Since that article will only be available for a limited time (I think you have to pay for access after a few weeks for older stories), I wanted to report what they reported regarding how committee members voted.
Those voting for the bill were Reps. Harry Brooks, R-Knoxville; Jim Coley, R-Bartlett; Delores Gresham, R-Somerville; Beth Harwell, R-Nashville; Phillip Johnson, R-Pegram; Ron Lollar, R-Bartlett; Gerald McCormick, R-Chattanooga; Richard Montgomery, R-Sevierville; and John Mark Windle, D-Livingston.
Those voting no were Reps. Ulysses Jones, D-Memphis; Mark Maddox, D-Dresden; Tommie Brown, D-Chattanooga; Barbara Cooper, D-Memphis; Joe Towns, D-Chattanooga; Larry Turner, D-Chattanooga; and Les Winningham, D-Huntsville.
Do you notice a pattern? I really, really get sick of partisan politics.
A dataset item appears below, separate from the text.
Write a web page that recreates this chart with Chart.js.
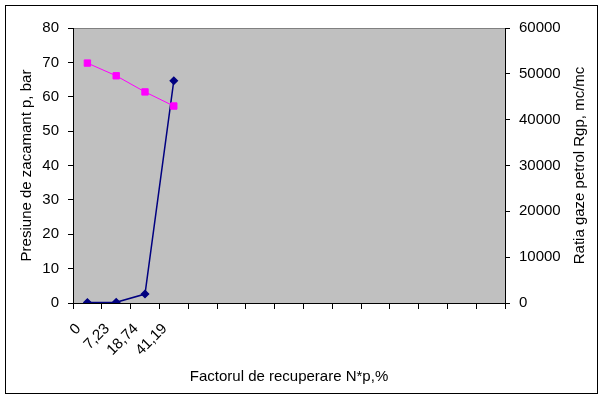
<!DOCTYPE html>
<html>
<head>
<meta charset="utf-8">
<script src="https://cdn.jsdelivr.net/npm/chart.js@4/dist/chart.umd.min.js"></script>
<style>
  html, body { margin: 0; padding: 0; background: #fff; }
  canvas { display: block; }
</style>
</head>
<body>
<canvas id="chart" width="605" height="400"></canvas>
<script>
// category labels on the x axis (Excel leaves the rest empty)
const categories = ['0', '7,23', '18,74', '41,19', '', '', '', '', '', '', '', '', '', '', ''];
// Presiune de zacamant p, bar (left axis)
const presiune = [69.8, 66.1, 61.4, 57.3];
// Ratia gaze petrol Rgp, mc/mc (right axis)
const ratia = [120, 150, 1950, 48500];

const leftTicks = [0, 10, 20, 30, 40, 50, 60, 70, 80];
const rightTicks = [0, 10000, 20000, 30000, 40000, 50000, 60000];

const FONT = { family: '"Liberation Sans", Arial, sans-serif', size: 15 };

const backdrop = {
  id: 'backdrop',
  beforeDraw(chart) {
    const { ctx, chartArea: a } = chart;
    ctx.save();
    ctx.fillStyle = '#fff';
    ctx.fillRect(0, 0, chart.width, chart.height);
    ctx.strokeStyle = '#000';
    ctx.lineWidth = 1;
    ctx.strokeRect(5.5, 5.5, 592, 388);
    ctx.fillStyle = '#c0c0c0';
    ctx.fillRect(a.left, a.top, a.right - a.left, a.bottom - a.top);
    ctx.strokeStyle = '#808080';
    ctx.beginPath();
    ctx.moveTo(a.left, a.top + 0.5);
    ctx.lineTo(a.right, a.top + 0.5);
    ctx.stroke();
    ctx.restore();
  },
  afterDraw(chart) {
    // right axis title reads bottom-to-top like the left one
    const { ctx, chartArea: a } = chart;
    ctx.save();
    ctx.fillStyle = '#000';
    ctx.font = FONT.size + 'px ' + FONT.family;
    ctx.textAlign = 'center';
    ctx.textBaseline = 'middle';
    ctx.translate(580, (a.top + a.bottom) / 2);
    ctx.rotate(-Math.PI / 2);
    ctx.fillText('Ratia gaze petrol Rgp, mc/mc', 0, 0);
    ctx.restore();
  }
};

new Chart(document.getElementById('chart'), {
  type: 'line',
  data: {
    labels: categories,
    datasets: [
      {
        label: 'Presiune',
        data: presiune,
        yAxisID: 'y',
        borderColor: '#ff00ff',
        backgroundColor: '#ff00ff',
        borderWidth: 1,
        pointStyle: 'rect',
        pointRadius: 4.5,
        tension: 0
      },
      {
        label: 'Ratia',
        data: ratia,
        yAxisID: 'y2',
        borderColor: '#000080',
        backgroundColor: '#000080',
        borderWidth: 1.5,
        pointStyle: 'rectRot',
        pointRadius: 3.5,
        tension: 0
      }
    ]
  },
  options: {
    responsive: false,
    animation: false,
    layout: { padding: { top: 28, left: 0, right: 0, bottom: 0 } },
    plugins: { legend: { display: false }, tooltip: { enabled: false } },
    scales: {
      x: {
        offset: true,
        grid: { offset: true, drawOnChartArea: false, color: '#000', tickLength: 6 },
        border: { color: '#000', width: 1 },
        ticks: {
          color: '#000', font: FONT, autoSkip: false,
          minRotation: 45, maxRotation: 45, labelOffset: -9, padding: 11
        },
        title: {
          display: true, text: 'Factorul de recuperare N*p,%', color: '#000', font: FONT,
          padding: { top: 0, bottom: 14 }
        },
        afterFit: s => { s.height = 97; }
      },
      y: {
        position: 'left',
        min: 0, max: 80,
        afterBuildTicks: s => { s.ticks = leftTicks.map(v => ({ value: v })); },
        grid: { drawOnChartArea: false, color: '#000', tickLength: 5 },
        border: { color: '#000', width: 1 },
        ticks: { color: '#000', font: FONT, padding: 9 },
        title: {
          display: true, text: 'Presiune de zacamant p, bar', color: '#000', font: FONT,
          padding: { top: 18, bottom: 0 }
        },
        afterFit: s => { s.width = 73; }
      },
      y2: {
        position: 'right',
        min: 0, max: 60000,
        afterBuildTicks: s => { s.ticks = rightTicks.map(v => ({ value: v })); },
        grid: { drawOnChartArea: false, color: '#000', tickLength: 5 },
        border: { color: '#000', width: 1 },
        ticks: { color: '#000', font: FONT, padding: 9, callback: v => String(v) },
        afterFit: s => { s.width = 100; }
      }
    }
  },
  plugins: [backdrop]
});
</script>
</body>
</html>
The article also notes this:
Bruce Opie, legislative liaison for the Department of Education, told the committee that department officials “were a little overzealous” in deciding that homeschool certificates do not count as high school diplomas. [On the other hand,] “Do we get in the business of approving a diploma when we have absolutely nothing to do with oversight?” he said. “Under the law, we are told to stay completely out of (homeschooling).”
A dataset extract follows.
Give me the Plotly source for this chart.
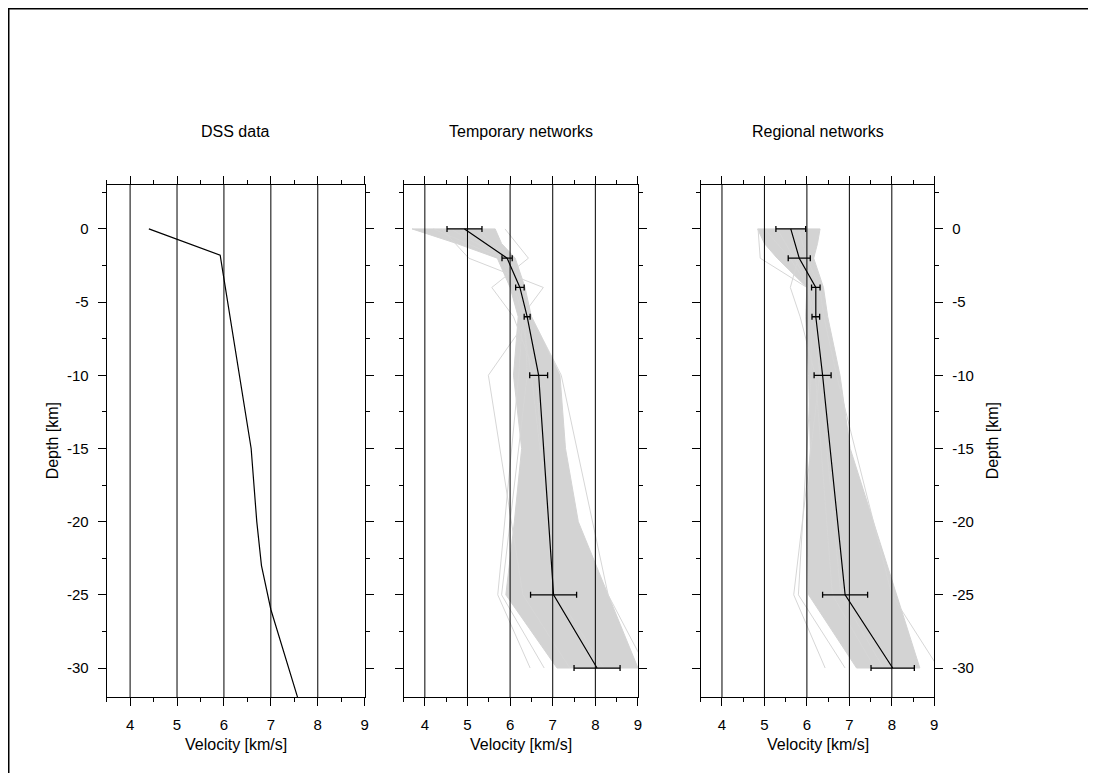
import plotly.graph_objects as go

# ---------------- data ----------------
panel_titles = ["DSS data", "Temporary networks", "Regional networks"]

dss_depth = [0, -1.8, -3, -15, -20, -23, -26, -32]
dss_vel = [4.40, 5.92, 5.98, 6.58, 6.70, 6.80, 7.00, 7.57]

node_depth = [0, -2, -4, -6, -10, -25, -30]
temp_mean = [4.93, 5.93, 6.23, 6.40, 6.67, 7.02, 8.04]
temp_err = [0.41, 0.12, 0.10, 0.07, 0.21, 0.54, 0.54]
reg_mean = [5.62, 5.82, 6.21, 6.21, 6.37, 6.90, 8.02]
reg_err = [0.35, 0.26, 0.10, 0.09, 0.20, 0.53, 0.51]

# envelope of the ensemble of individual models (grey band)
env_depth = [0, -1, -2, -4, -6, -10, -15, -20, -25, -30]
temp_left = [3.70, 4.75, 5.70, 6.00, 6.19, 6.08, 6.27, 6.10, 5.90, 7.10]
temp_right = [5.65, 5.80, 6.12, 6.35, 6.50, 7.17, 7.30, 7.60, 8.30, 9.00]
reg_left = [4.84, 5.00, 5.30, 6.00, 5.97, 6.04, 6.08, 6.00, 6.04, 7.17]
reg_right = [6.31, 6.25, 6.16, 6.39, 6.49, 6.78, 7.02, 7.57, 8.11, 8.66]

# individual outlying models (velocities at node_depth)
temp_outliers = [
    [5.88, 6.43, 5.57, 6.08, 6.60, 7.00, 8.00],
    [4.40, 5.03, 6.78, 6.27, 6.50, 7.10, 8.20],
    [4.80, 5.90, 6.20, 6.45, 5.49, 6.30, 7.40],
    [4.20, 5.80, 6.10, 6.30, 6.20, 5.71, 6.47],
    [5.20, 6.00, 6.30, 6.50, 7.20, 8.30, 9.20],
    [4.60, 5.85, 6.15, 6.35, 6.40, 5.80, 6.80],
]
reg_outliers = [
    [4.85, 4.90, 6.00, 6.20, 6.30, 6.80, 7.80],
    [5.60, 5.80, 5.61, 5.84, 6.20, 6.60, 7.60],
    [5.30, 5.70, 6.10, 6.20, 6.30, 5.69, 6.43],
    [5.80, 6.00, 6.30, 6.40, 6.70, 8.00, 9.10],
    [5.00, 5.60, 6.05, 6.10, 6.10, 5.80, 6.90],
]

x_ticks = [4, 5, 6, 7, 8, 9]
grid_vals = [4, 5, 6, 7, 8]
y_ticks = [0, -5, -10, -15, -20, -25, -30]
y_ticktext = ["0", "-5", "-10", "-15", "-20", "-25", "-30"]

# ---------------- layout geometry ----------------
# the page body adds an 8px margin, so the figure itself is 8px smaller
OFF = 8
W, H = 1096 - OFF, 773 - OFF


def px(x):
    return (x - OFF) / W


def py(y):
    return 1 - (y - OFF) / H


FONT = "Liberation Sans, Arial, Helvetica, sans-serif"
GREY = "#d3d3d3"
x_domains = [[px(107), px(366)], [px(405), px(640.3)], [px(703.3), px(937.7)]]
y_domain = [py(697.3), py(185)]

fig = go.Figure()

# panel 1: DSS
fig.add_trace(go.Scatter(x=dss_vel, y=dss_depth, mode="lines",
                         line=dict(color="black", width=1.2),
                         xaxis="x", yaxis="y", showlegend=False))


def add_ensemble(xa, ya, left, right, outliers, mean, err):
    poly_x = left + right[::-1] + [left[0]]
    poly_y = env_depth + env_depth[::-1] + [env_depth[0]]
    fig.add_trace(go.Scatter(x=poly_x, y=poly_y, mode="lines", fill="toself",
                             fillcolor=GREY, line=dict(color=GREY, width=1),
                             xaxis=xa, yaxis=ya, showlegend=False, hoverinfo="skip"))
    for o in outliers:
        fig.add_trace(go.Scatter(x=o, y=node_depth, mode="lines",
                                 line=dict(color="#d6d6d6", width=1),
                                 xaxis=xa, yaxis=ya, showlegend=False, hoverinfo="skip"))
    fig.add_trace(go.Scatter(x=mean, y=node_depth, mode="lines",
                             line=dict(color="black", width=1.2),
                             error_x=dict(type="data", array=err, color="black",
                                          thickness=1.3, width=3),
                             xaxis=xa, yaxis=ya, showlegend=False))


add_ensemble("x2", "y2", temp_left, temp_right, temp_outliers, temp_mean, temp_err)
add_ensemble("x3", "y3", reg_left, reg_right, reg_outliers, reg_mean, reg_err)

xaxis_common = dict(range=[3.5, 9], tickmode="array", tickvals=x_ticks,
                    ticks="outside", ticklen=8, tickwidth=1, tickcolor="black",
                    showline=True, linecolor="black", linewidth=1, mirror="ticks",
                    showgrid=False, zeroline=False,
                    minor=dict(tickmode="linear", tick0=3.5, dtick=1, ticks="outside",
                               ticklen=4, tickwidth=1, tickcolor="black"),
                    tickfont=dict(family=FONT, size=15, color="black"),
                    ticklabelstandoff=6)
yaxis_common = dict(range=[-32, 3], tickmode="array", tickvals=y_ticks, ticktext=y_ticktext,
                    ticks="outside", ticklen=8, tickwidth=1, tickcolor="black",
                    showline=True, linecolor="black", linewidth=1, mirror="ticks",
                    showgrid=False, zeroline=False,
                    minor=dict(tickmode="linear", tick0=2.5, dtick=5, ticks="outside",
                               ticklen=4, tickwidth=1, tickcolor="black"),
                    tickfont=dict(family=FONT, size=15, color="black"),
                    ticklabelstandoff=6, domain=y_domain)

layout = dict(width=W, height=H, margin=dict(l=0, r=0, t=0, b=0),
              paper_bgcolor="white", plot_bgcolor="white", showlegend=False)
names = [("xaxis", "yaxis", "x", "y"), ("xaxis2", "yaxis2", "x2", "y2"),
         ("xaxis3", "yaxis3", "x3", "y3")]
for i, (xn, yn, xr, yr) in enumerate(names):
    layout[xn] = dict(xaxis_common, domain=x_domains[i], anchor=yr)
    ylay = dict(yaxis_common, anchor=xr)
    if i == 1:
        ylay["showticklabels"] = False
    if i == 2:
        ylay["side"] = "right"
    layout[yn] = ylay
fig.update_layout(**layout)

shapes = []
for i, (xn, yn, xr, yr) in enumerate(names):
    for g in grid_vals:
        shapes.append(dict(type="line", xref=xr, yref=yr + " domain", x0=g, x1=g, y0=0, y1=1,
                           line=dict(color="black", width=1), layer="above"))
# outer picture border
shapes.append(dict(type="rect", xref="paper", yref="paper", x0=px(8.5), x1=1.05,
                   y0=-0.05, y1=py(8.5), line=dict(color="black", width=2)))
fig.update_layout(shapes=shapes)

annotations = []
for i, t in enumerate(panel_titles):
    xc = sum(x_domains[i]) / 2
    annotations.append(dict(text=t, x=xc, y=py(132), xref="paper", yref="paper",
                            showarrow=False, xanchor="center", yanchor="middle",
                            font=dict(family=FONT, size=16, color="black")))
    annotations.append(dict(text="Velocity [km/s]", x=xc, y=py(744), xref="paper",
                            yref="paper", showarrow=False, xanchor="center", yanchor="middle",
                            font=dict(family=FONT, size=16, color="black")))
for xp in [px(52.5), px(996)]:
    annotations.append(dict(text="Depth [km]", x=xp, y=py(441), xref="paper", yref="paper",
                            showarrow=False, textangle=-90, xanchor="center", yanchor="middle",
                            font=dict(family=FONT, size=16, color="black")))
fig.update_layout(annotations=annotations)

fig.write_html("out.html")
This is disingenuous at best, manipulative at worst. The actual text of the bill (technically an amendment) reads:
SECTION 1. Tennessee Code Annotated, Title 49, Chapter 1, Part 1, is amended by adding a new section thereto, as follows:
Section 49-1-1__. Notwithstanding any provision of law to the contrary, a student who has a diploma recognized under or awarded by § 49-50-801 or § 49-6-3050 shall be considered by all departments, agencies or entities of state government as possessing a valid high school diploma. This section shall not apply to state lottery proceeds as provided in title 49, chapter 4, part 9.
SECTION 2. This act shall take effect upon becoming a law, the public welfare requiring it.
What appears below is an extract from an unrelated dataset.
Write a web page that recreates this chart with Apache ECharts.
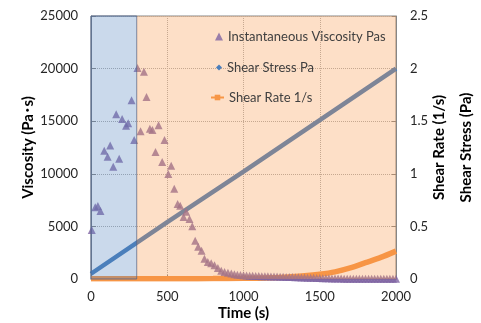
<!DOCTYPE html>
<html><head><meta charset="utf-8">
<script src="https://cdn.jsdelivr.net/npm/echarts@6/dist/echarts.min.js"></script>
<style>html,body{margin:0;padding:0;background:#fff}#c{width:481px;height:323px}</style>
</head><body><div id="c"></div>
<script>
// Instantaneous viscosity (Pa·s) vs time (s)
const viscTime = [5,28,45,62,87,109,126,146,165,185,204,230,244,266,283,305,325,347,364,386,403,423,443,467,482,507,526,546,568,585,607,624,646,664,683,703,725,744,766,788,810,832,854,876,898,920,940,960,980,1000,1020,1040,1060,1080,1100,1120,1140,1160,1180,1200,1220,1240,1260,1280,1300,1320,1340,1360,1380,1400,1420,1440,1460,1480,1500,1520,1540,1560,1580,1600,1620,1640,1660,1680,1700,1720,1740,1760,1780,1800,1820,1840,1860,1880,1900,1920,1940,1960,1980,2000];
const viscValue = [4660,6810,6940,6460,12200,11630,12700,10680,15650,11440,15200,14560,14800,17000,13210,20050,14050,19700,17300,14290,14160,12070,14610,11120,13210,9980,10770,8580,7130,6970,5900,6400,5700,5020,3640,3070,2690,1930,1620,1490,1300,1050,790,670,600,520,460,410,380,350,330,310,300,290,280,270,260,250,245,240,230,220,210,200,190,180,170,160,150,140,130,120,110,100,90,80,70,60,55,50,45,40,35,30,28,26,25,24,23,22,21,20,19,18,17,16,16,15,15,15];
// Shear stress (Pa) vs time (s)
const stressTime = [0,500,1000,1500,2000];
const stressValue = [0.05,0.54,1.02,1.51,2.0];
// Shear rate (1/s) vs time (s)
const rateTime = [0,200,400,600,800,1000,1100,1200,1300,1400,1500,1600,1700,1800,1900,2000];
const rateValue = [0.002,0.002,0.003,0.003,0.004,0.006,0.008,0.012,0.02,0.03,0.045,0.068,0.105,0.155,0.205,0.265];
// Shaded time regions
const regionStart = [0,300];
const regionEnd = [300,2000];
const regionColor = ['rgba(79,129,189,0.3)','rgba(247,150,70,0.3)'];
const legendNames = ['Instantaneous Viscosity Pas','Shear Stress Pa','Shear Rate 1/s'];

const F = 'Lato, "Noto Sans CJK JP", sans-serif';
const chart = echarts.init(document.getElementById('c'), null, {renderer:'canvas'});
const zip = (a,b)=>a.map((v,i)=>[v,b[i]]);
const plain = v => String(v);
const legendText = {fontFamily:F,fontSize:13,color:'#404040'};
chart.setOption({
  animation:false,
  textStyle:{fontFamily:F},
  grid:{left:91,right:85,top:16,bottom:44,outerBoundsMode:'none',containLabel:false,
        show:true,borderColor:'#868686',borderWidth:1,backgroundColor:'transparent'},
  legend:[
    {left:215,top:30,padding:0,itemWidth:8,itemHeight:8,textStyle:legendText,z:20,
     data:[{name:legendNames[0],icon:'triangle'}]},
    {left:216,top:61,padding:0,itemWidth:6,itemHeight:6,textStyle:legendText,z:20,
     data:[{name:legendNames[1],icon:'diamond'}]},
    {left:210,top:91,padding:0,itemWidth:13,itemHeight:7,textStyle:legendText,z:20,
     data:[{name:legendNames[2]}]}
  ],
  xAxis:{
    type:'value',min:0,max:2000,interval:500,
    name:'Time (s)',nameLocation:'middle',nameGap:27,nameMoveOverlap:false,
    nameTextStyle:{fontFamily:F,fontSize:15,fontWeight:'bold',color:'#000'},
    axisLine:{show:true,lineStyle:{color:'#868686'}},
    axisTick:{show:true,inside:true,length:4,lineStyle:{color:'#868686'}},
    axisLabel:{fontFamily:F,fontSize:13,color:'#262626',margin:11,formatter:plain},
    splitLine:{show:true,lineStyle:{type:'dotted',color:'#b0b0b0'}}
  },
  yAxis:[{
    type:'value',min:0,max:25000,interval:5000,
    name:'Viscosity (Pa･s)',nameLocation:'middle',nameGap:55,nameRotate:90,nameMoveOverlap:false,
    nameTextStyle:{fontFamily:F,fontSize:15,fontWeight:'bold',color:'#000'},
    axisLine:{show:true,lineStyle:{color:'#868686'}},
    axisTick:{show:true,inside:true,length:5,lineStyle:{color:'#868686'}},
    axisLabel:{fontFamily:F,fontSize:13,color:'#262626',margin:13,formatter:plain},
    splitLine:{show:true,lineStyle:{type:'dotted',color:'#b0b0b0'}}
  },{
    type:'value',min:0,max:2.5,interval:0.5,position:'right',
    name:'Shear Rate (1/s)\nShear Stress (Pa)',nameLocation:'middle',nameGap:30,nameRotate:90,nameMoveOverlap:false,
    nameTextStyle:{fontFamily:F,fontSize:15,fontWeight:'bold',color:'#000',lineHeight:27},
    axisLine:{show:true,lineStyle:{color:'#868686'}},
    axisTick:{show:true,inside:true,length:4,lineStyle:{color:'#868686'}},
    axisLabel:{fontFamily:F,fontSize:13,color:'#262626',margin:14,formatter:plain},
    splitLine:{show:false}
  }],
  series:[
    {name:legendNames[1],type:'line',yAxisIndex:1,z:2,data:zip(stressTime,stressValue),
     symbol:'diamond',showSymbol:false,symbolSize:6,lineStyle:{width:4.5,color:'#4a7ebb'},itemStyle:{color:'#4a7ebb'}},
    {name:legendNames[2],type:'line',yAxisIndex:1,z:3,data:zip(rateTime,rateValue),
     symbol:'rect',showSymbol:false,symbolSize:6,smooth:0.3,lineStyle:{width:5.5,color:'#f79646'},itemStyle:{color:'#f79646'}},
    {name:legendNames[0],type:'scatter',yAxisIndex:0,z:4,data:zip(viscTime,viscValue),
     symbol:'triangle',symbolSize:8,itemStyle:{color:'#8064a2'}},
    {name:'regions',type:'custom',yAxisIndex:0,z:5,silent:true,
     data:zip(regionStart,regionEnd),encode:{x:[0,1]},
     renderItem:function(params,api){
       const cs=params.coordSys;
       const x0=api.coord([api.value(0),0])[0], x1=api.coord([api.value(1),0])[0];
       const i=params.dataIndex;
       return {type:'rect',shape:{x:x0,y:cs.y,width:x1-x0,height:cs.height},
         style:{fill:regionColor[i],stroke:i===0?'rgba(70,95,140,0.75)':null,lineWidth:1}};
     }}
  ]
});
</script></body></html>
Do you see anything in there that would require the DoE to “approve” diplomas issued by school that are not state-run? On the contrary, the bill simply requires state agencies to recognize as valid diplomas from schools that other sections of state law recognize as legal. How ludicrous would it be otherwise?
In fact, § 49-50-801 and § 49-6-3050 explicitly prohibit the state from approving or disapproving the teachers or curriculum. This new bill simply puts into law the common sense effect of that. If you can’t approve or disapprove the teachers or curriculum, what possible cause could there be for approving or disapproving the diploma? By trying to cast it as if this bill requires the DoE to approve of such diplomas, they are positioning themselves to de facto approve or disapprove of teachers and curriculum.
If they manage to pull this off, they put themselves in the position of regulating church-related schools without having to spend any state money on them. Enviable maneuvering, yes?
Imagine the parallel: the state of Tennessee recognize driver’s licenses from the state of Virginia as being legal, but since the Tennessee Highway Patrol has no control over the testing for such licenses they refuse to recognize those legal licenses as being valid. Therefore, they may ticket Virginia drivers for not having a valid driver’s license–but, Virginia, we will recognize them as valid if you let us specify your tests and procedures.
How far do you think they would get with that?